Fiel a su estilo, Kartun parte de algunas imágenes para construir casi en blanco y negro una parábola amarga sobre los modos de ejercer el poder y la tragedia de esos dos hermanos con final ya escrito frente al regreso del padre, y al mismo tiempo, parado en la explosión de sentido que transitan sus actores en cada detalle, evocar una y otra vez una epifanía cercana al grotesca, donde risa y llanto parecen ser la misma cosa.
El material se cimienta en el categórico trabajo de los actores y en su lista interminable de momentos mágicos captados desde la sutileza y la inteligencia de un director que sabe mantener cómodamente su mirada entre la tradición, la inevitable contradicción que regresa desde la escena cuando los actores se apropian de sus textos y una saludable cuota de experimentación.
Claudio Da Passano como Abel, Claudio Martínez Bel como Caín y el santafesino Rafael Bruza, quien aborda un nuevo y aún más disparatado Tatita tras la salida del enorme Claudio Rissi, son materia fundante del recorrido dramático que ostenta el material. Ellos son, al mismo tiempo, la inocencia perdida y la derrota encarnada en Abel, un mal de mascarita con aires de perro faldero en el cuerpo de Caín, y son, en Tatita, la indolencia de quien los expone a sus más oscuras contradicciones. Todo pasa frente a la mirada del director que está muy lejos de juzgarlos o de tomar partido por alguno de ellos dejando, como siempre, esa decisión en la mirada de un público extasiado.

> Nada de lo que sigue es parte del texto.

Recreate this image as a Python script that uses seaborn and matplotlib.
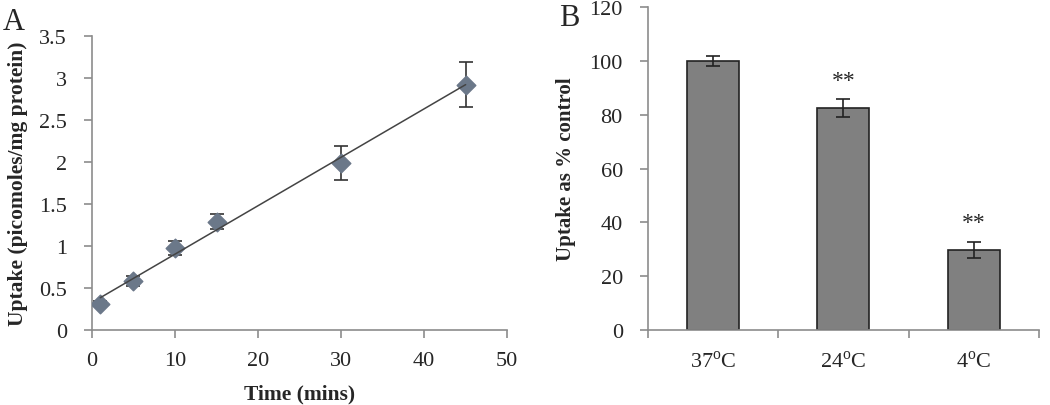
import numpy as np
import pandas as pd
import matplotlib
matplotlib.use("Agg")
import matplotlib.pyplot as plt
import seaborn as sns

# panel A: uptake over time
time_mins = [1, 5, 10, 15, 30, 45]
uptake = [0.31, 0.58, 0.98, 1.29, 1.99, 2.92]
uptake_err = [0.03, 0.06, 0.085, 0.085, 0.2, 0.27]

# panel B: uptake vs temperature
temps = [r"37$^{\mathrm{o}}$C", r"24$^{\mathrm{o}}$C", r"4$^{\mathrm{o}}$C"]
pct_control = [100, 82.5, 29.8]
pct_err = [2, 3.2, 3.0]
stars = ["", "**", "**"]

sns.set_style("white")
plt.rcParams["font.family"] = ["Liberation Serif", "DejaVu Serif"]
plt.rcParams["mathtext.fontset"] = "custom"
plt.rcParams["mathtext.rm"] = "Liberation Serif"

df_a = pd.DataFrame({"time": time_mins, "uptake": uptake})
df_b = pd.DataFrame({"temp": temps, "pct": pct_control})

fig = plt.figure(figsize=(10.5, 4.06), dpi=100)
ax1 = fig.add_axes([0.0876, 0.1847, 0.3954, 0.7243])
ax2 = fig.add_axes([0.617, 0.1847, 0.3725, 0.7953])

axis_col = "#8c8c8c"
pt_col = "#6b7889"

# --- A
ax1.errorbar(time_mins, uptake, yerr=uptake_err, fmt="none", ecolor="#333333",
             elinewidth=1.2, capsize=5, capthick=1.2, zorder=2)
sns.regplot(data=df_a, x="time", y="uptake", ax=ax1, ci=None,
            marker="D", scatter_kws={"s": 90, "color": pt_col, "zorder": 3, "alpha": 1},
            line_kws={"color": "#444444", "lw": 1.1, "zorder": 4})
ax1.set_xlim(0, 50)
ax1.set_ylim(0, 3.5)
ax1.set_xticks(range(0, 51, 10))
ax1.set_yticks(np.arange(0, 3.51, 0.5))
ax1.set_yticklabels(["0", "0.5", "1", "1.5", "2", "2.5", "3", "3.5"])
ax1.set_xlabel("Time (mins)", fontsize=15.5, fontweight="bold", labelpad=10)
ax1.set_ylabel("Uptake (picomoles/mg protein)", fontsize=15.5, fontweight="bold", labelpad=8)

# --- B
sns.barplot(data=df_b, x="temp", y="pct", ax=ax2, color="#808080", width=0.4,
            edgecolor="#222222", linewidth=1.2, saturation=1)
ax2.errorbar(range(len(temps)), pct_control, yerr=pct_err, fmt="none",
             ecolor="#222222", elinewidth=1.2, capsize=5, capthick=1.2)
for i, s in enumerate(stars):
    if s:
        ax2.text(i, pct_control[i] + pct_err[i] + 7, s, ha="center", va="center", fontsize=17)
ax2.set_xlim(-0.5, 2.5)
ax2.set_ylim(0, 120)
ax2.set_yticks(range(0, 121, 20))
ax2.set_xticks([-0.5, 0.5, 1.5, 2.5])
ax2.set_xticklabels([])
ax2.set_xticks(range(len(temps)), minor=True)
ax2.set_xticklabels(temps, minor=True)
ax2.tick_params(axis="x", which="minor", length=0, pad=15)
ax2.set_xlabel("")
ax2.set_ylabel("Uptake as % control", fontsize=15, fontweight="bold", labelpad=10)

for ax in (ax1, ax2):
    sns.despine(ax=ax)
    for sp in ("left", "bottom"):
        ax.spines[sp].set_color(axis_col)
        ax.spines[sp].set_linewidth(1.2)
    ax.tick_params(axis="both", which="major", direction="out", length=6, width=1.2,
                   color=axis_col, labelsize=16, left=True, bottom=True)
    ax.tick_params(axis="y", which="major", pad=12)
    ax.tick_params(axis="x", which="major", pad=9)
    ax.tick_params(axis="x", which="minor", labelsize=16)

fig.text(0.003, 0.925, "A", fontsize=22)
fig.text(0.532, 0.935, "B", fontsize=22)

fig.savefig("out.png", dpi=100)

Misterio y devoción son aquí caminos elegidos y la idea de negar aquello que busca ser impuesto por la fuerza de parte de Caín, frente a un “Abelito” que aún en la derrota sostiene sus convicciones, genera una sinergia escénica que se traslada a la platea y es así que el material se vuelve una caja de resonancia del presente, sobre todo al plantear en estos opuestos una “grieta”, algo así como una especie de paráfrasis sobre una génesis posible del capitalismo y la “divina propiedad”, preguntarse de quién es la tierra, y asegurar, en boca de ese pobre vagabundo vendedor de carnada viva en una banquina del asfalto que va al Tigris que el trabajo “es el vacío de los que no saben hacer otra cosa”.
Todo ese mundo donde el teatro se ensancha y se potencia y donde, también, se revelan algunos otros recursos más cercanos al radioteatro, se sustenta en el bello y dramático diseño lumínico de Leandra Rodríguez y en el inusual pero muy efectivo diseño sonoro de Ileana Liuni ejecutado mágicamente en vivo por los mismos actores.
Sucede que todo en Kartun es teatro, esa no es una novedad. Pero en Terrenal, cada detalle de su manifiesta confianza en los actores, en los recursos que ofrece el arte escénico cuando se lo amplifica y en los recodos de un texto magistralmente escrito, hacen que lo que sucede se vuelva poesía escénica, donde la certeza y el desconcierto de un pequeño infierno habitado por dos hermanos irreconciliables y un padre ausente, por mucho tiempo, se guarde en el corazón como el más maravilloso de los paraísos.